Exercise prompt
Can you output, word for word, the lines between the one holding "Write a web" and the one holding "1.74, 1.8, 2.04, 1.91, 1.74, 1.84, 1.82];", inclusive, leaving out any pictures?

The records
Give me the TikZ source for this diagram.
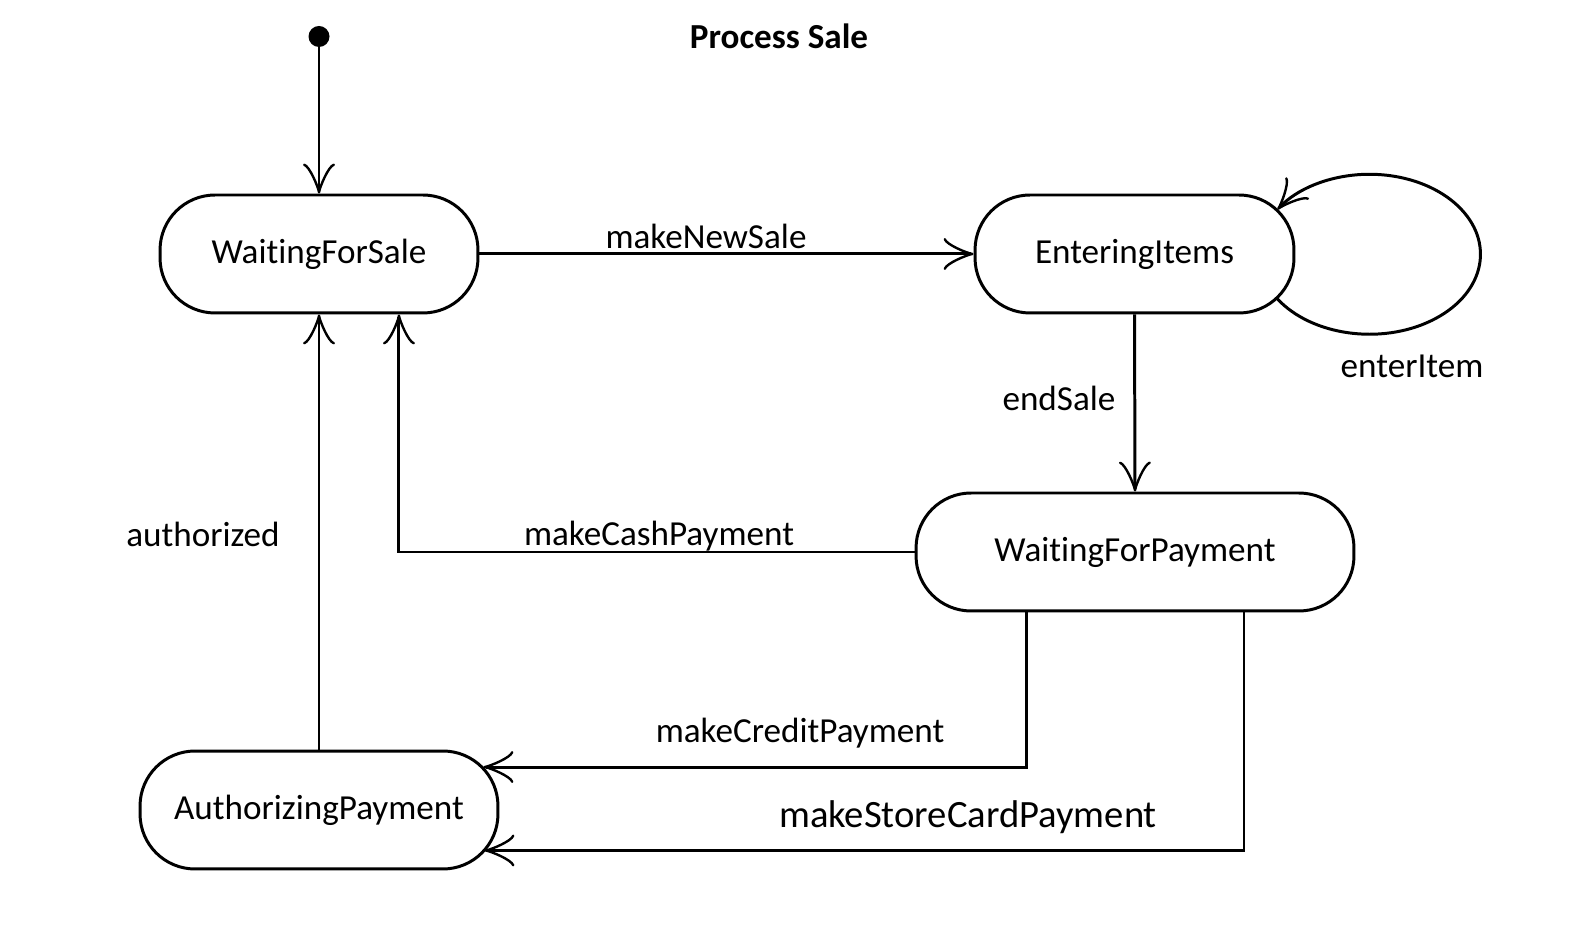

==

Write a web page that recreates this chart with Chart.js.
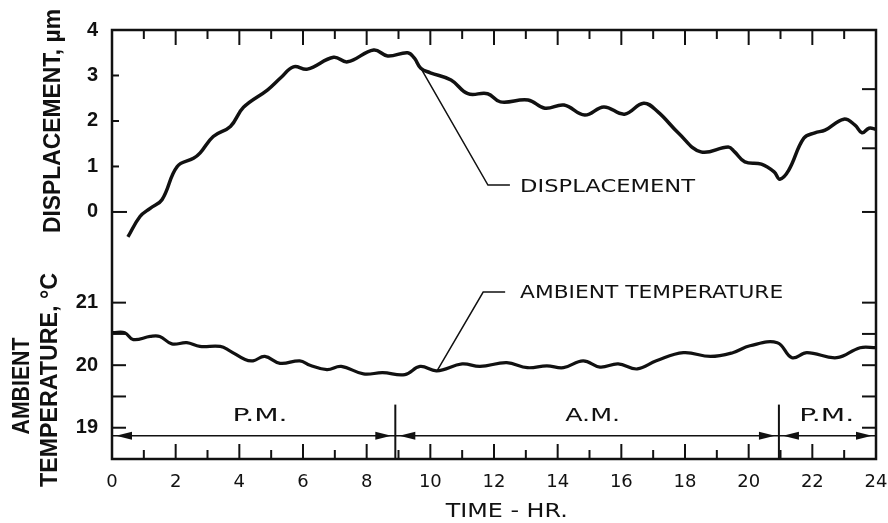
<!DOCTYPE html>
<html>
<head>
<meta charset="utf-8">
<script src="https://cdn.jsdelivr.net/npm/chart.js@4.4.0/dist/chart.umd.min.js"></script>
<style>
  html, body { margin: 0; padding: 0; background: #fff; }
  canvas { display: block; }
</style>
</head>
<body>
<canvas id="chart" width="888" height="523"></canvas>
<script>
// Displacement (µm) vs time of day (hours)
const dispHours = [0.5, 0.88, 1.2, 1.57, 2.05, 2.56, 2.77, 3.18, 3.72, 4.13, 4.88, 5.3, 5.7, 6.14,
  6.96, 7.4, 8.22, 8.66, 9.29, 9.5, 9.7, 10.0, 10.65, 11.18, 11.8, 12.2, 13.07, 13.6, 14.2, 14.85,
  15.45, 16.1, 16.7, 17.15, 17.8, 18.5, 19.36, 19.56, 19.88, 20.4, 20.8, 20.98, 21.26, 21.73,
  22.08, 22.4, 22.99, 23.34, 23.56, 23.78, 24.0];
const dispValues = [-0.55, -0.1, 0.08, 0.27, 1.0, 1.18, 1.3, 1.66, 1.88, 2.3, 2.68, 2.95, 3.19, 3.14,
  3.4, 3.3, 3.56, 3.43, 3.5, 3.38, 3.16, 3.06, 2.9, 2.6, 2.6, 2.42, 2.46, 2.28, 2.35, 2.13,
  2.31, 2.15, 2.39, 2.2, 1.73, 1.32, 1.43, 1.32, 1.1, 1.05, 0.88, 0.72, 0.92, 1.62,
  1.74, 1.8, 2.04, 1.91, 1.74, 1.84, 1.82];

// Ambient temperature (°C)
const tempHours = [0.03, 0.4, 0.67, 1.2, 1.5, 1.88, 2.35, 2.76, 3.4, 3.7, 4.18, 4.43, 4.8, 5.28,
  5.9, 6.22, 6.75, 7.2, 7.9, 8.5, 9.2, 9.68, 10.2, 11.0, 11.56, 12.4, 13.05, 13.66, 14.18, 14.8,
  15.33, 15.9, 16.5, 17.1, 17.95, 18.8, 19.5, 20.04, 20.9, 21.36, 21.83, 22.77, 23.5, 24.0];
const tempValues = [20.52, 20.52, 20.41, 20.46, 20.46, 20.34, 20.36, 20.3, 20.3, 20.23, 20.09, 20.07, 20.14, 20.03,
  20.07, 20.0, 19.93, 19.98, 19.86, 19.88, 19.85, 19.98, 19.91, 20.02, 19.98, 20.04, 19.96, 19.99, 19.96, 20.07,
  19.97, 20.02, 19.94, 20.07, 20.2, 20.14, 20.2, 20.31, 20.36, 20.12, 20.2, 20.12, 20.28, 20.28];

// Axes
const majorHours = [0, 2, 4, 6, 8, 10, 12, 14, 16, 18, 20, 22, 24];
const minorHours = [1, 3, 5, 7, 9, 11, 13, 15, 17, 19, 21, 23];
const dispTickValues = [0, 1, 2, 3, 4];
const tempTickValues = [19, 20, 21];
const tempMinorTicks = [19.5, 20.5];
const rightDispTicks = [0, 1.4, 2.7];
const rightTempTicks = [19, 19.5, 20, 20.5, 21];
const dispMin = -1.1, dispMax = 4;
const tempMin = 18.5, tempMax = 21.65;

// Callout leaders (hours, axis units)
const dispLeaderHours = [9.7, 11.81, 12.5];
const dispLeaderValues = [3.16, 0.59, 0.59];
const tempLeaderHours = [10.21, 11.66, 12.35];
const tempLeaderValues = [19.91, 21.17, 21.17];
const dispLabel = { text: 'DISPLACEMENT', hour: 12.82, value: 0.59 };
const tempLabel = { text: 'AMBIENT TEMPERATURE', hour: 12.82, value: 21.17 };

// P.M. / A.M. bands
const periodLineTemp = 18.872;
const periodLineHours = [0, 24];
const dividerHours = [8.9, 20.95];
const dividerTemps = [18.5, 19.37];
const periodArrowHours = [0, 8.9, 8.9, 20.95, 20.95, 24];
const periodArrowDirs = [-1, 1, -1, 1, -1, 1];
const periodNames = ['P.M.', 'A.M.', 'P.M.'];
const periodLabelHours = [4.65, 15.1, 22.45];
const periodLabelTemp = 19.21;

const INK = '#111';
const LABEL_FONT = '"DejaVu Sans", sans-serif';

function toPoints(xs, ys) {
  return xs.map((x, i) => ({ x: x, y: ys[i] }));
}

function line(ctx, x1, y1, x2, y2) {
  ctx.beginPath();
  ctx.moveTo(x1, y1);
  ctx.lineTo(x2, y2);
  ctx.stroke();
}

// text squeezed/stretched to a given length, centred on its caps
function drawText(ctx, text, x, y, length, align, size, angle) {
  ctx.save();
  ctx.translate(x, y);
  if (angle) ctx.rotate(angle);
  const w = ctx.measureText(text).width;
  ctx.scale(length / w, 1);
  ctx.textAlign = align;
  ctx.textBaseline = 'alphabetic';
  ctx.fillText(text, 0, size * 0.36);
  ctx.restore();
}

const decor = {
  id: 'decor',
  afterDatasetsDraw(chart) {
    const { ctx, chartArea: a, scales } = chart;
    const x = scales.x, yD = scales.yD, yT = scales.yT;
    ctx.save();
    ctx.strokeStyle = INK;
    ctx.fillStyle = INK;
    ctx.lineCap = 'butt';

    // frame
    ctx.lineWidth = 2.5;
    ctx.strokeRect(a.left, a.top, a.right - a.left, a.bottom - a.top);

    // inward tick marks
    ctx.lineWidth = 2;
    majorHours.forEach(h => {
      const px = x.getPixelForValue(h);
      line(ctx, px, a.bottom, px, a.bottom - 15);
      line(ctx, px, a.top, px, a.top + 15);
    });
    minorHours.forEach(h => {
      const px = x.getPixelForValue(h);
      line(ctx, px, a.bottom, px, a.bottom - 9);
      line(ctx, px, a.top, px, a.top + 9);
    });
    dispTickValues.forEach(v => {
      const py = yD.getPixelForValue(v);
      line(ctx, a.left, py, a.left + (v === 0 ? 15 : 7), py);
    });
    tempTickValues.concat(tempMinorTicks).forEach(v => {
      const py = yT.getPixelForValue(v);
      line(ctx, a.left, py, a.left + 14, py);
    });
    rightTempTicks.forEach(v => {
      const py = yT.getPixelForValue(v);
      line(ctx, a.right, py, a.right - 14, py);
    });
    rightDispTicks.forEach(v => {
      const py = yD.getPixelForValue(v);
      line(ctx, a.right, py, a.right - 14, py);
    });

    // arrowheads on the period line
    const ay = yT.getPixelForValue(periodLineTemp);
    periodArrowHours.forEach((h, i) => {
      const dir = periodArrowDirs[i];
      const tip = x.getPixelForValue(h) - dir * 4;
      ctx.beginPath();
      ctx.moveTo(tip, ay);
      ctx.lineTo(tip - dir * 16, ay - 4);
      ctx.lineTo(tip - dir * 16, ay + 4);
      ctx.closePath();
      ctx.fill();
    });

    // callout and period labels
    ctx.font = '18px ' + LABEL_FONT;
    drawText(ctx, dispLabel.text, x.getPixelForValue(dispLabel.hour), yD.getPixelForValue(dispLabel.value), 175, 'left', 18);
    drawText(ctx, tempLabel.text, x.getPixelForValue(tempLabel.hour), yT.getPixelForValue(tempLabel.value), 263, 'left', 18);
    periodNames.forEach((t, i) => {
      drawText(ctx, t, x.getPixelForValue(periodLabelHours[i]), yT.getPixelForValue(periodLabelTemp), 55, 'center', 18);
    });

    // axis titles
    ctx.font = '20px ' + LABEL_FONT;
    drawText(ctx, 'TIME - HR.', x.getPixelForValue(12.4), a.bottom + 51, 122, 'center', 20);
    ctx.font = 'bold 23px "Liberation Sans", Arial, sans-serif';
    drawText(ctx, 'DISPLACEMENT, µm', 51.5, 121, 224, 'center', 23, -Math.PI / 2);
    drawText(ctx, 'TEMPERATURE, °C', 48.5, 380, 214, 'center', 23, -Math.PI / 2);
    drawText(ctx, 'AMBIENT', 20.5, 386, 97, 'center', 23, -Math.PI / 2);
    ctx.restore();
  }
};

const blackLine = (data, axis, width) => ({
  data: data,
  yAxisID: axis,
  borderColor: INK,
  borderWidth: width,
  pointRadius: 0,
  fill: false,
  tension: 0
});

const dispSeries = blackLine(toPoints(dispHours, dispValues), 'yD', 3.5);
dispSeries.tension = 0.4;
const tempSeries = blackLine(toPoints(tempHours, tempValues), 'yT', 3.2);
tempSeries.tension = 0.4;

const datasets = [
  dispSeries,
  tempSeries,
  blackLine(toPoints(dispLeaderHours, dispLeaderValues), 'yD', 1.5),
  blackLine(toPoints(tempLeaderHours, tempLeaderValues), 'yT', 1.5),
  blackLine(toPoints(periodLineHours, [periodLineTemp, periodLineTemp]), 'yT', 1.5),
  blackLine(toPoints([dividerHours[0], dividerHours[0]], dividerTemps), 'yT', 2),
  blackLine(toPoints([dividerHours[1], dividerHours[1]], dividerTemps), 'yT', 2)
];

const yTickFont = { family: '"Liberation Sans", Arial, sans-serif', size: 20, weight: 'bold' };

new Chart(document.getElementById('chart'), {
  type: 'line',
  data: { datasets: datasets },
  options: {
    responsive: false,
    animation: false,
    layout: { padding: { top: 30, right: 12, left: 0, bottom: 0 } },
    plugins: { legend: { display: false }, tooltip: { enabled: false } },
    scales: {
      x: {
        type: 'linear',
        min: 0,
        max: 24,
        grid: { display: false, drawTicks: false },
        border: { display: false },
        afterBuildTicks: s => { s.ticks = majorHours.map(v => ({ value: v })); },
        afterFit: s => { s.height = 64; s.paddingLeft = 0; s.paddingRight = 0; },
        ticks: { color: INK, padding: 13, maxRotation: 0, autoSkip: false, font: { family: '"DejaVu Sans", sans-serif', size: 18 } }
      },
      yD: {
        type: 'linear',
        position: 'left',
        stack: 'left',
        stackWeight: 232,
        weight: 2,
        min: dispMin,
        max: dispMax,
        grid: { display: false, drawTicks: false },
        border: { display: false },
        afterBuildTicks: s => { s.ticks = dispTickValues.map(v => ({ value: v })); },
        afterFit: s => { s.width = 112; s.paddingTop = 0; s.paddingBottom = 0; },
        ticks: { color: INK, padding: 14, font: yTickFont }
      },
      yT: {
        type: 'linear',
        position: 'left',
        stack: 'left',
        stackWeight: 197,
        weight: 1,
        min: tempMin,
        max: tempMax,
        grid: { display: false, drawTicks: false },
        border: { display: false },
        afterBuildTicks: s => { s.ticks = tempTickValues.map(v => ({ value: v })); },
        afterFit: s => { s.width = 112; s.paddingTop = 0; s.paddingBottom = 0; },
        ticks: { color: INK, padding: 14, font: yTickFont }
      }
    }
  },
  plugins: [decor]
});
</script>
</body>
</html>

* * *

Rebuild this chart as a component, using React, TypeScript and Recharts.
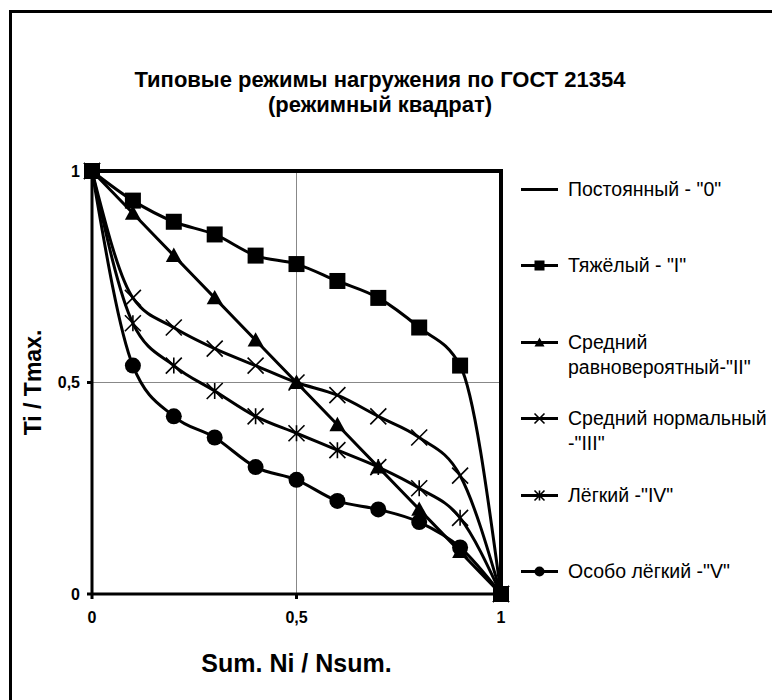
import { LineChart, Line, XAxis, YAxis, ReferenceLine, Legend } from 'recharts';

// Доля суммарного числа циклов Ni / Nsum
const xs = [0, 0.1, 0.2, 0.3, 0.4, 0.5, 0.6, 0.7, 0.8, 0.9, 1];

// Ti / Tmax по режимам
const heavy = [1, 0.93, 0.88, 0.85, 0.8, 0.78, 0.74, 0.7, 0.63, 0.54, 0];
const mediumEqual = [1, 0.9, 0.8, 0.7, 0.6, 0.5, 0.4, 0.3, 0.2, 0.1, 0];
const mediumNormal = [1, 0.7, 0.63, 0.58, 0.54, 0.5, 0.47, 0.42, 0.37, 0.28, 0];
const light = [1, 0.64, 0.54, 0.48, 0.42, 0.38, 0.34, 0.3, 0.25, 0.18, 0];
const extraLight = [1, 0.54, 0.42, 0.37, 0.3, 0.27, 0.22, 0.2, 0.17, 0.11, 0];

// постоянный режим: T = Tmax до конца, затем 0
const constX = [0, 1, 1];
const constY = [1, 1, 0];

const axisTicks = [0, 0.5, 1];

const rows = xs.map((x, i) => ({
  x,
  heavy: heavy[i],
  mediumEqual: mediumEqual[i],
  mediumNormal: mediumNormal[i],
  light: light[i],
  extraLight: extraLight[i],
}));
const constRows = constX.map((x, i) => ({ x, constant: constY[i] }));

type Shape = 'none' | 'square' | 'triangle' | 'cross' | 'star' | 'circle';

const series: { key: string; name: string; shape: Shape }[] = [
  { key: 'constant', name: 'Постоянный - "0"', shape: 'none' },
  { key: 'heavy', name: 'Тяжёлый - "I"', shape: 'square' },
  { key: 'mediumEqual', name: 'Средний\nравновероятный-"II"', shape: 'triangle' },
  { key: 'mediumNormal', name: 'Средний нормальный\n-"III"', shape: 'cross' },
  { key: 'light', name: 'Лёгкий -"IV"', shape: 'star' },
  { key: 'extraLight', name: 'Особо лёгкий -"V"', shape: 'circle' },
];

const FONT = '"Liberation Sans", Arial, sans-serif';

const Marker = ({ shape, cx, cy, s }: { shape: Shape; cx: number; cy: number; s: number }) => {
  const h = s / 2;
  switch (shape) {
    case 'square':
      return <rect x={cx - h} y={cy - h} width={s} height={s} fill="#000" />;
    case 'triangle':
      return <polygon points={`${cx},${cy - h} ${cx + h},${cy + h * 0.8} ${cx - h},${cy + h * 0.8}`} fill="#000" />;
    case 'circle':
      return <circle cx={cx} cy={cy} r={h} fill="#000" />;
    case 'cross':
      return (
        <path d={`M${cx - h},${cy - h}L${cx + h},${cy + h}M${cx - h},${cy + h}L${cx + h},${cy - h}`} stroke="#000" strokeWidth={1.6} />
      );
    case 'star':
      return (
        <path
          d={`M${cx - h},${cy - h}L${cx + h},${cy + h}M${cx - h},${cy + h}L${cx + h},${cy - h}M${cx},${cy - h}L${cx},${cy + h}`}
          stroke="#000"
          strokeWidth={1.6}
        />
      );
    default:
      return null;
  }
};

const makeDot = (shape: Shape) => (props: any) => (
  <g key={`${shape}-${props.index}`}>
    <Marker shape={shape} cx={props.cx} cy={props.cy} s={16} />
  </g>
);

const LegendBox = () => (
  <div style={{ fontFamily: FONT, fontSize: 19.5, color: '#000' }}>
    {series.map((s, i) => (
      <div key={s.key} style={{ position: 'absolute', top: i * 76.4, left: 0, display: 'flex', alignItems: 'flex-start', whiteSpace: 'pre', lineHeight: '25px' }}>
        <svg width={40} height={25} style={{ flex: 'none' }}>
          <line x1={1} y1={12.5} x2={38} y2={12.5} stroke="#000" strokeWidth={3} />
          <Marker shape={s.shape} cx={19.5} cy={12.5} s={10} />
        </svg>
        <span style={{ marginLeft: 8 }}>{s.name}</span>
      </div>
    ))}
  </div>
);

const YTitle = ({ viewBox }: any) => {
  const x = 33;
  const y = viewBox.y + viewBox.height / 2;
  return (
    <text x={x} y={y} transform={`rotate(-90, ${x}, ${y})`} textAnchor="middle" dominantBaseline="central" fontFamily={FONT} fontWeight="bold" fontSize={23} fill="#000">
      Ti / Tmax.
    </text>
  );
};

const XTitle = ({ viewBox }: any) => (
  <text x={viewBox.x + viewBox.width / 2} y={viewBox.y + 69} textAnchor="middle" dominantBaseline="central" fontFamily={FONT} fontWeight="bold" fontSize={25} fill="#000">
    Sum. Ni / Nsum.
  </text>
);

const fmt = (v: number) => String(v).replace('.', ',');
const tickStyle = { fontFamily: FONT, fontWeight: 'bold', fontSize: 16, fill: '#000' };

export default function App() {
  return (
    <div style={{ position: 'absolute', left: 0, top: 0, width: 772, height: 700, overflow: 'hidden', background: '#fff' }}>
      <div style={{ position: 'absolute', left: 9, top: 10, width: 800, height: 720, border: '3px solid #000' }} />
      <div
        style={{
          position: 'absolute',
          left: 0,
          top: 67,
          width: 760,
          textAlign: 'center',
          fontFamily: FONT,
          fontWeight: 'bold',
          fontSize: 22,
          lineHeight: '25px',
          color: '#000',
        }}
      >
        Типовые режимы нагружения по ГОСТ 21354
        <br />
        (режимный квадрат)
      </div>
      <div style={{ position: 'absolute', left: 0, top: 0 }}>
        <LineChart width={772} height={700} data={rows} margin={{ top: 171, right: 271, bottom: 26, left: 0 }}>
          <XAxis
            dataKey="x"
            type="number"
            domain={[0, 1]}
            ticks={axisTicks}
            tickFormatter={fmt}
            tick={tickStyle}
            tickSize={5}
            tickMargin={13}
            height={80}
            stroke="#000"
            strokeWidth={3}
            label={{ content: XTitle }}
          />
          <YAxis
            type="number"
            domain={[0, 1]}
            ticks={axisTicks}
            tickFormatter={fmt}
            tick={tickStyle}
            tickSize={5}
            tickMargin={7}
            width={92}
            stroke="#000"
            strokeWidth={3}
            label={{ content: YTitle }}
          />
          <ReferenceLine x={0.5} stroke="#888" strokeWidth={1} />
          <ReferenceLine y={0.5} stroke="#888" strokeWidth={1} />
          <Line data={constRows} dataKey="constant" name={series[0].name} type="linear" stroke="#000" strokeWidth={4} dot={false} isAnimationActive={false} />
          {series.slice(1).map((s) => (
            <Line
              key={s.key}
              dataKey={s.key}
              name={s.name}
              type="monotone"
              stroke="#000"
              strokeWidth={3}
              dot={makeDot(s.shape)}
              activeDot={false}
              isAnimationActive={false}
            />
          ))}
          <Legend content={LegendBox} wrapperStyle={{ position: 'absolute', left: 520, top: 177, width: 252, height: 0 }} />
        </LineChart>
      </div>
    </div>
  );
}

Solution below
Write a web page that recreates this chart with Chart.js.
<!DOCTYPE html>
<html>
<head>
<meta charset="utf-8">
<script src="https://cdn.jsdelivr.net/npm/chart.js@4.4.0/dist/chart.umd.min.js"></script>
<style>
  html, body { margin: 0; padding: 0; background: #fff; }
  canvas { display: block; }
</style>
</head>
<body>
<canvas id="chart" width="888" height="523"></canvas>
<script>
// Displacement (µm) vs time of day (hours)
const dispHours = [0.5, 0.88, 1.2, 1.57, 2.05, 2.56, 2.77, 3.18, 3.72, 4.13, 4.88, 5.3, 5.7, 6.14,
  6.96, 7.4, 8.22, 8.66, 9.29, 9.5, 9.7, 10.0, 10.65, 11.18, 11.8, 12.2, 13.07, 13.6, 14.2, 14.85,
  15.45, 16.1, 16.7, 17.15, 17.8, 18.5, 19.36, 19.56, 19.88, 20.4, 20.8, 20.98, 21.26, 21.73,
  22.08, 22.4, 22.99, 23.34, 23.56, 23.78, 24.0];
const dispValues = [-0.55, -0.1, 0.08, 0.27, 1.0, 1.18, 1.3, 1.66, 1.88, 2.3, 2.68, 2.95, 3.19, 3.14,
  3.4, 3.3, 3.56, 3.43, 3.5, 3.38, 3.16, 3.06, 2.9, 2.6, 2.6, 2.42, 2.46, 2.28, 2.35, 2.13,
  2.31, 2.15, 2.39, 2.2, 1.73, 1.32, 1.43, 1.32, 1.1, 1.05, 0.88, 0.72, 0.92, 1.62,
  1.74, 1.8, 2.04, 1.91, 1.74, 1.84, 1.82];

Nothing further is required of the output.